Langford Lowfields

Langford Lowfields

Langford Lowfields
Do you love our Langford Lowfields nature reserve? Share your thoughts with the community. Or if you're thinking about visiting and would like to find out more, ask away!

Langford Lowfields

  • This morning's sightings

    A very quick check of the newly opened visitor trails this morning revealed not one, but four Egyptian Geese!

    Also Willow Warblers, Sedge Warblers and Blackcaps could just be heard over the cold, strong wind, plus there was a good smattering of Sand Martins.

  • Welcome to Langford Lowfields!

    RSPB Langford Lowfields opens officially in early June.  However, we are delighted to announce that the new trails around the northern end of the site, are now open for everybody to enjoy.

    You'll have the option of either the shorter Cromwell Trail, or the longer North Trail, or you can combine the two.  So why not come and enjoy the sights and sounds of a Langford Lowfields spring!

    The Beach Hut visitor centre will be open intermittently, until we have a full compliment of Visitor Welcome Volunteers.

  • Spring cleaning....

    It was volunteer Sunday again yesterday and we had a large turnout of 14 people arriving bright and early for a day’s work on site. Several different activities were on offer this month including footpath maintenance on the eastern boundary public footpath, finishing off our raised path at the western end of the boardwalk, polytunnel maintenance, giving our containers and storage areas a spring clean, litterpicking and sprucing up our site entrance complex on Cottage Lane.

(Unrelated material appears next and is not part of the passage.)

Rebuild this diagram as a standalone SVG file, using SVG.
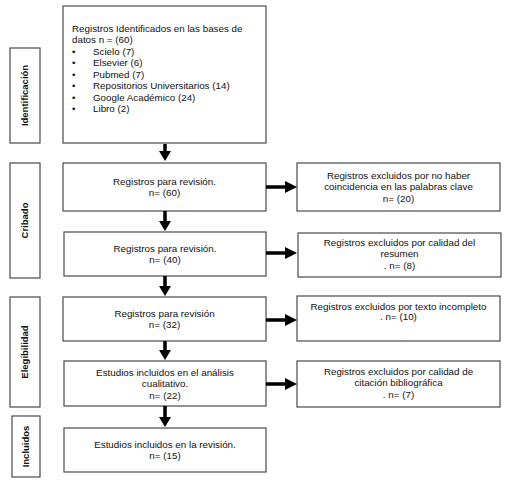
<svg xmlns="http://www.w3.org/2000/svg" width="527" height="481" viewBox="0 0 527 481">
<defs>
<style>
.box{fill:#fff;stroke:#4a4a4a;stroke-width:1.2}
.t{font-family:"Liberation Sans",Arial,sans-serif;font-size:9.8px;fill:#111}
.c{text-anchor:middle}
.lab{font-family:"Liberation Sans",Arial,sans-serif;font-size:9.5px;font-weight:bold;fill:#111;text-anchor:middle}
.sh{stroke:#000;stroke-width:3.5;fill:none}
.hd{fill:#000}
</style>
</defs>
<rect width="527" height="481" fill="#fff"/>
<g id="lab-identificacion"><rect class="box" x="10" y="48" width="30" height="95"/><text class="lab" transform="translate(28,95.5) rotate(-90)">Identificación</text></g>
<g id="lab-cribado"><rect class="box" x="10" y="163" width="30" height="115"/><text class="lab" transform="translate(28,220.5) rotate(-90)">Cribado</text></g>
<g id="lab-elegibilidad"><rect class="box" x="10" y="297" width="30" height="110"/><text class="lab" transform="translate(28,352) rotate(-90)">Elegibilidad</text></g>
<g id="lab-incluidos"><rect class="box" x="12" y="416" width="28" height="61"/><text class="lab" transform="translate(29,446.5) rotate(-90)">Incluidos</text></g>
<g id="n-identificados"><rect class="box" x="63" y="6" width="203" height="137"/>
<text class="t" x="72" y="31.5">Registros Identificados en las bases de</text>
<text class="t" x="72" y="43">datos n = (60)</text>
<text class="t" x="72" y="54.5">•</text><text class="t" x="93" y="54.5">Scielo (7)</text>
<text class="t" x="72" y="66">•</text><text class="t" x="93" y="66">Elsevier (6)</text>
<text class="t" x="72" y="77.5">•</text><text class="t" x="93" y="77.5">Pubmed (7)</text>
<text class="t" x="72" y="89">•</text><text class="t" x="93" y="89">Repositorios Universitarios (14)</text>
<text class="t" x="72" y="100.5">•</text><text class="t" x="93" y="100.5">Google Académico (24)</text>
<text class="t" x="72" y="112">•</text><text class="t" x="93" y="112">Libro (2)</text>
</g>
<g id="n-rev60"><rect class="box" x="63" y="163" width="203" height="48"/>
<text class="t c" x="164.5" y="185">Registros para revisión.</text><text class="t c" x="164.5" y="196">n= (60)</text></g>
<g id="n-rev40"><rect class="box" x="64" y="232" width="202" height="44"/>
<text class="t c" x="165" y="252">Registros para revisión.</text><text class="t c" x="165" y="263">n= (40)</text></g>
<g id="n-rev32"><rect class="box" x="63" y="297" width="203" height="44"/>
<text class="t c" x="164.5" y="317">Registros para revisión</text><text class="t c" x="164.5" y="328">n= (32)</text></g>
<g id="n-est22"><rect class="box" x="64" y="361" width="202" height="45"/>
<text class="t c" x="165" y="376">Estudios incluidos en el análisis</text><text class="t c" x="165" y="387">cualitativo.</text><text class="t c" x="165" y="399">n= (22)</text></g>
<g id="n-est15"><rect class="box" x="64" y="428" width="202" height="44"/>
<text class="t c" x="165" y="448">Estudios incluidos en la revisión.</text><text class="t c" x="165" y="459">n= (15)</text></g>
<g id="x-20"><rect class="box" x="297" y="163" width="203" height="48"/>
<text class="t c" x="398.5" y="179">Registros excluidos por no haber</text><text class="t c" x="398.5" y="190">coincidencia en las palabras clave</text><text class="t c" x="398.5" y="202">n= (20)</text></g>
<g id="x-8"><rect class="box" x="298" y="233" width="203" height="44"/>
<text class="t c" x="399.5" y="246">Registros excluidos por calidad del</text><text class="t c" x="399.5" y="257">resumen</text><text class="t c" x="399.5" y="269">. n= (8)</text></g>
<g id="x-10"><rect class="box" x="297" y="296" width="203" height="45"/>
<text class="t c" x="398.5" y="310">Registros excluidos por texto incompleto</text><text class="t c" x="398.5" y="320">. n= (10)</text><text class="t c" x="405" y="339" style="font-size:6px;fill:#aaa">. .</text></g>
<g id="x-7"><rect class="box" x="297" y="361" width="203" height="46"/>
<text class="t c" x="398.5" y="375">Registros excluidos por calidad de</text><text class="t c" x="398.5" y="386">citación bibliográfica</text><text class="t c" x="398.5" y="398">. n= (7)</text></g>
<g id="connectors">
<path class="sh" d="M165 144V152"/><path class="hd" d="M159 151H171L165 161Z"/>
<path class="sh" d="M165 211V222"/><path class="hd" d="M159 221H171L165 231Z"/>
<path class="sh" d="M165 276V287"/><path class="hd" d="M159 286H171L165 296Z"/>
<path class="sh" d="M165 341V351"/><path class="hd" d="M159 350H171L165 360Z"/>
<path class="sh" d="M165 406V418"/><path class="hd" d="M159 417H171L165 427Z"/>
<path class="sh" d="M266 187H287"/><path class="hd" d="M285 181V193L297 187Z"/>
<path class="sh" d="M266 253H287"/><path class="hd" d="M285 247V259L297 253Z"/>
<path class="sh" d="M266 320H287"/><path class="hd" d="M285 314V326L297 320Z"/>
<path class="sh" d="M266 384H287"/><path class="hd" d="M285 378V390L297 384Z"/>
</g>
</svg>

    It is the time of year again when practical habitat management jobs cease for the breeding season and we get a chance to do various maintenance jobs that are so important for keeping the site looking good – especially as our public opening of Phase 1 grows ever closer!

    The group also made an impressive 20 submerged fish shelters to add to the large number already installed in Phase 1 and silt lagoon 7. Fish shelters are effective as areas for fish to congregate, spawn and shelter from predators in the developing areas of reedbed – areas that are relatively sparsely vegetated underwater. The shelters enable our fish populations to expand whilst the reedbed in establishing, hopefully reaching levels capable for supporting bittern in a few years time when the reed is mature and fully developed.

    Once again, a huge thank you to everyone for an excellent days work.

    And there is always plenty of wildlife to keep us entertained, with yellow wagtail over silt lagoon 6 mid-afternoon, little ringed plover over the office as we left in the morning, green sandpiper on Phase 3 and of course the sand martins, now here in good numbers, excavating nest holes in the bank.